Duo Kicked Out of ‘05 Bush Rally Lose AgainOctober 12, 2010 - 10:23 AM | by: Lee Ross
Over the objections of a pair of justices, two people who were excluded from a 2005 rally headlined by President George W. Bush will not have their appeal heard by the Supreme Court, it was announced Tuesday.
Leslie Weise and Alex Young arrived at the Denver rally in a vehicle sporting a “No More Blood for Oil” bumper sticker. That caught the attention of the White House advance staff which had a policy of excluding people from events who disagreed with the president.
Their appeal also caught the attention of Justice Ruth Bader Ginsburg who said the court should have granted review. “I cannot see how reasonable public officials, or any staff or volunteers under their direction, could have viewed the bumper sticker as a permissible reason for depriving Weise and Young of access to the event,” Ginsburg wrote and was joined by Justice Sonia Sotomayor.
Weise and Young were ejected from the rally site even though they claim they never disrupted the event nor intended to do so.
American Civil Liberties Union lawyers helped Weise and Young file a lawsuit claiming their First Amendment rights were violated when they were kicked out a public event only because someone thought their political views were different from the president’s.

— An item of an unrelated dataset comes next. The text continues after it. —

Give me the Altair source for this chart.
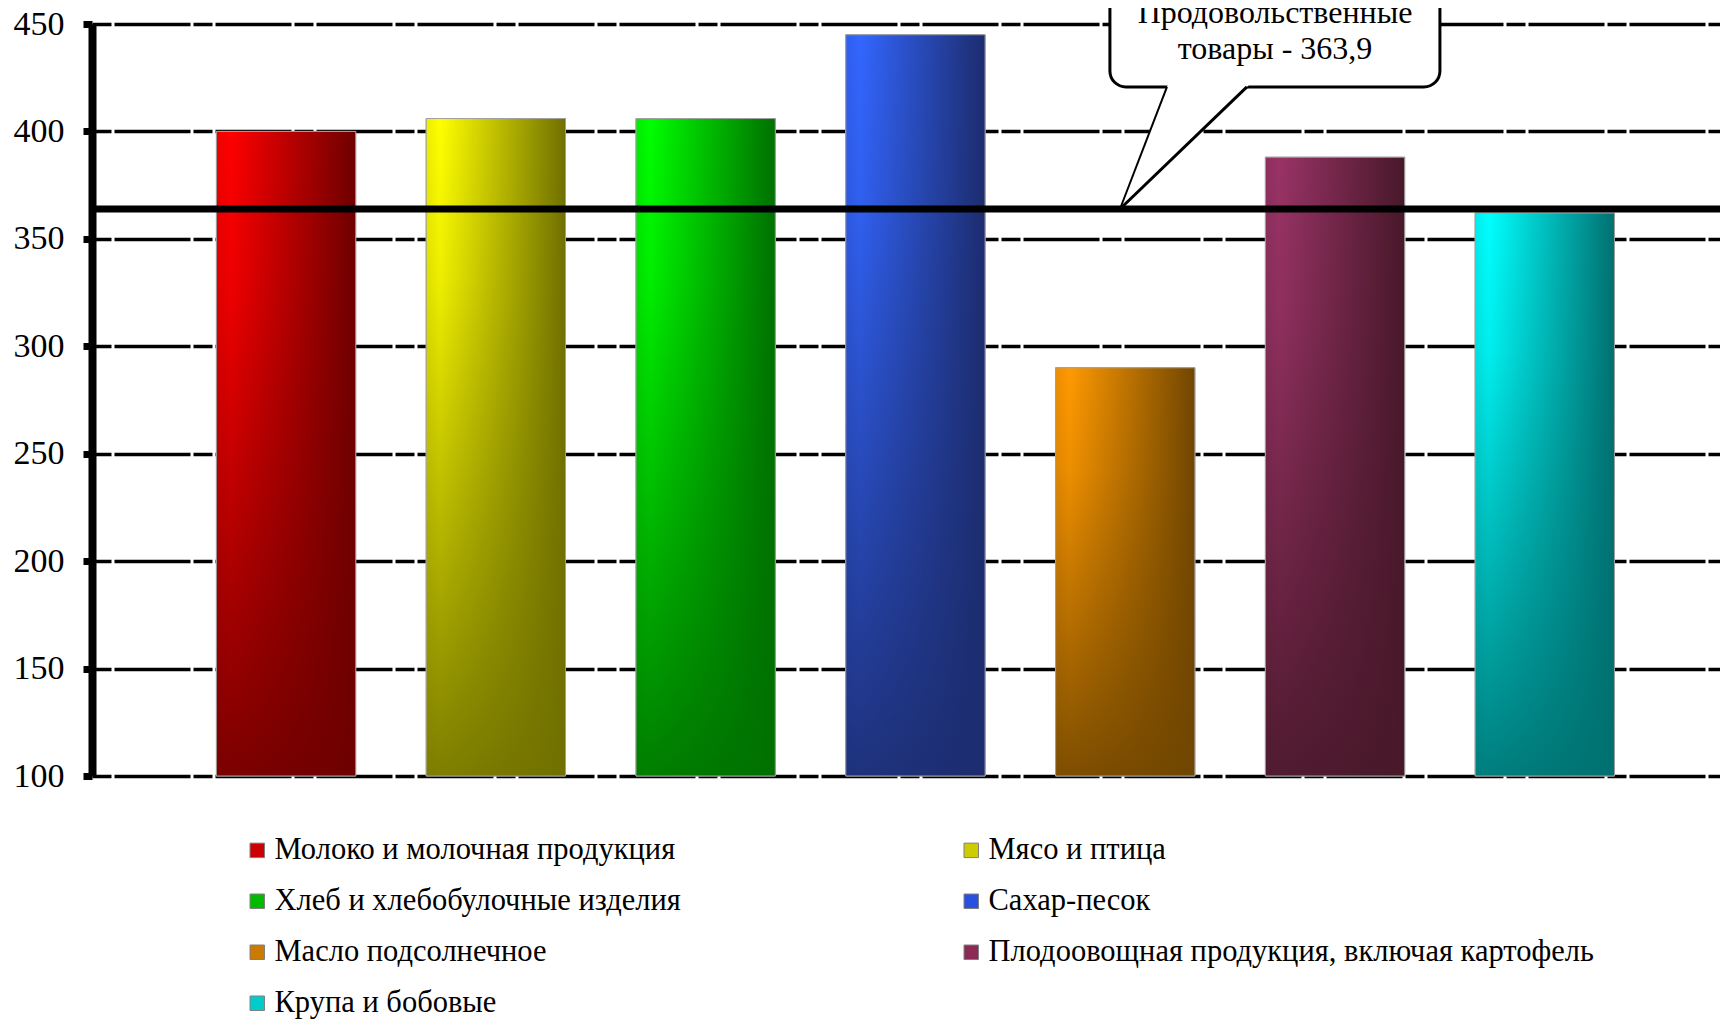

“There are few questions more important to the foundation of this country than whether government officials may discriminate against individuals for the expression of their viewpoint,” ACLU lawyer Christopher Hansen wrote to the court. His brief argued that a lower court ruling against the pair was an outlier and “injects uncertainty into the clearly established law that had, until now, prohibited government officers from engaging in viewpoint discrimination…”
A lawyer for one of the two staffers who was sued said there is no conflict with the lower court ruling noting that the Bush rally on Social Security was held at a privately owned location. It was also noted that there is ongoing litigation against other staffers–who were White House officials not volunteers as in this case—that would make for a better appeal to the high court.
This later argument may be why the court stayed out of this dispute. As is custom, there was no explanation from the justices but Ginsburg offered hope that the issue be given further review later on “and may offer this Court an opportunity to take up the issue avoided today.”